The 53-day mission is seen as a critical step in the country's ambitious plans for expanding its space program which also include the goal of landing astronauts on the moon by 2030.

China became the first and only country thus far to successfully land a spacecraft on the side of the moon that is permanently facing away from Earth. China's first successful moon landing occurred in 2017 when its Chang'e-4 craft landed on the far side of the moon. It followed up with the 2020 Chang'e-5 mission, which put a lander down on the near side of the moon, retrieved samples and successfully returned them to Earth, the first lunar sample retrieve-and-return mission for decades.

"The Chang'e-6 aims to achieve breakthroughs in the design and control technology of the moon's retrograde orbit, intelligent sampling, takeoff and ascent technologies, and automatic sample-return on the far side of the moon," Ge Ping, deputy director of the China National Space Administration's Center of Lunar Exploration and Space Engineering, said last week from the launch site, per CNN.

Friday's launch was attended by scientists, diplomats and space agency officials from France, Italy, Pakistan and the European Space Agency, all of which have moon-studying payloads aboard Chang'e-6, per a report from Reuters. Experts have noted the speed with which China is advancing its space exploration program, which is now vying with NASA to take the lead on lunar exploration.

"It is a bit of a mystery to us how China has been able to develop such an ambitious and successful program in such a short time," Pierre-Yves Meslin, a French researcher working on one of the scientific objectives of the Chang'e-6 mission, told Reuters.

What's so interesting about the moon's south pole?

The Chang'e-6 is aiming for a landing near the moon's south pole, an area that's earning rising interest thanks to a critical element believed to be concentrated there.

Scientists are accumulating mounting evidence that water ice could exist on or near the moon's surface and believe one of the most likely areas to find it could be in permanently shaded locations near the satellite's south pole.
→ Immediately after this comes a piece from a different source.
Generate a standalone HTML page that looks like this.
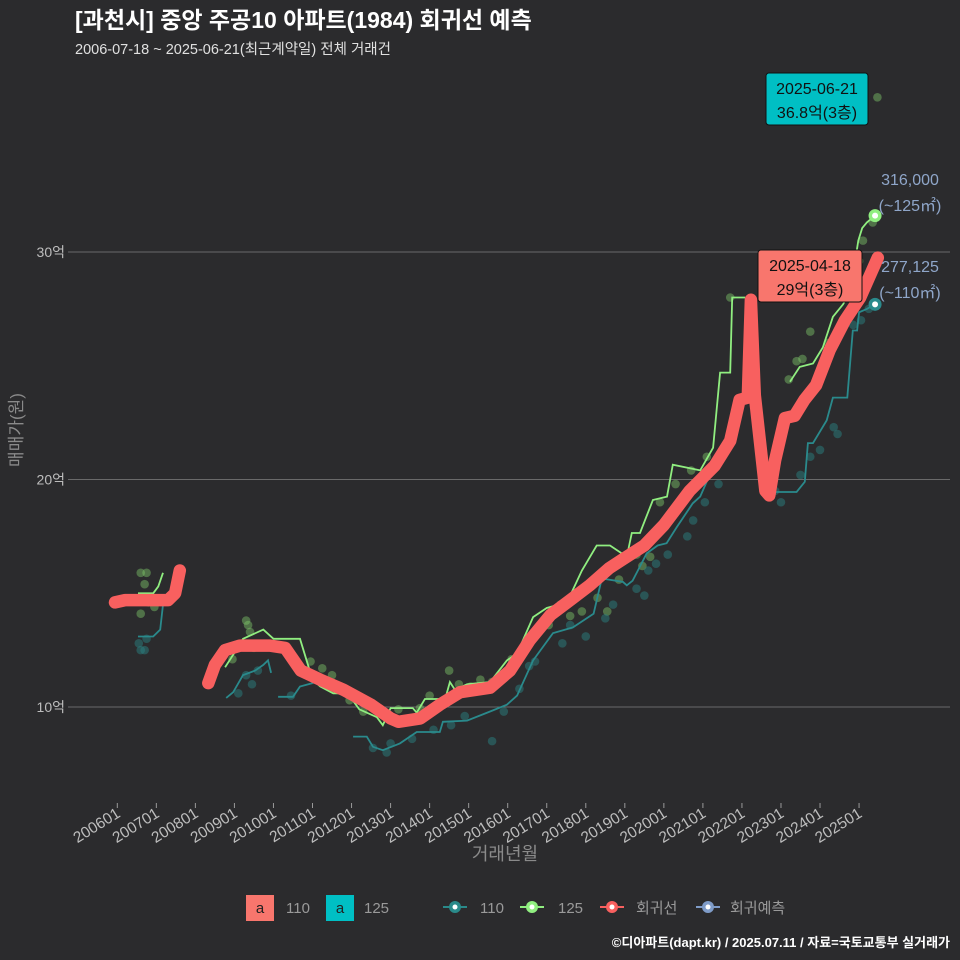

Water access will be a necessary component in any plans for a long-term human presence on the moon as a life necessity, source of oxygen production, a potential material for shielding against constant radiation bombardment, and as a material that can be refined into its base components of oxygen and hydrogen to fuel potential rocket launches from the lunar surface.

Earlier this year, NASA announced it was pushing out next steps in its multiphase Artemis moonshot program with two crewed mission launch dates, one aiming to orbit the moon and the other hoping to put astronauts on the lunar surface, each bumped out by one year.

In January, NASA Administrator Bill Nelson announced the Artemis II mission, slated to carry astronauts on a journey that would include orbiting the moon, is now scheduled for launch in September 2025. The Artemis III mission, which will return astronauts to the surface of the moon for the first time in over 50 years, now has a September 2026 target launch date.

Nelson noted the success of the Artemis I mission in late 2022 that included a new, massive Space Launch System rocket and a 25-day journey for the unmanned Orion crew capsule, which splashed down in the Pacific on Dec. 14 that year after traveling nearly 1.4 million miles.

Artemis I was the first step in a program aiming to not just put astronauts back on the moon but to establish a base station there and develop systems to use the Earth's sole satellite as a launch site for, ultimately, sending human explorers to Mars.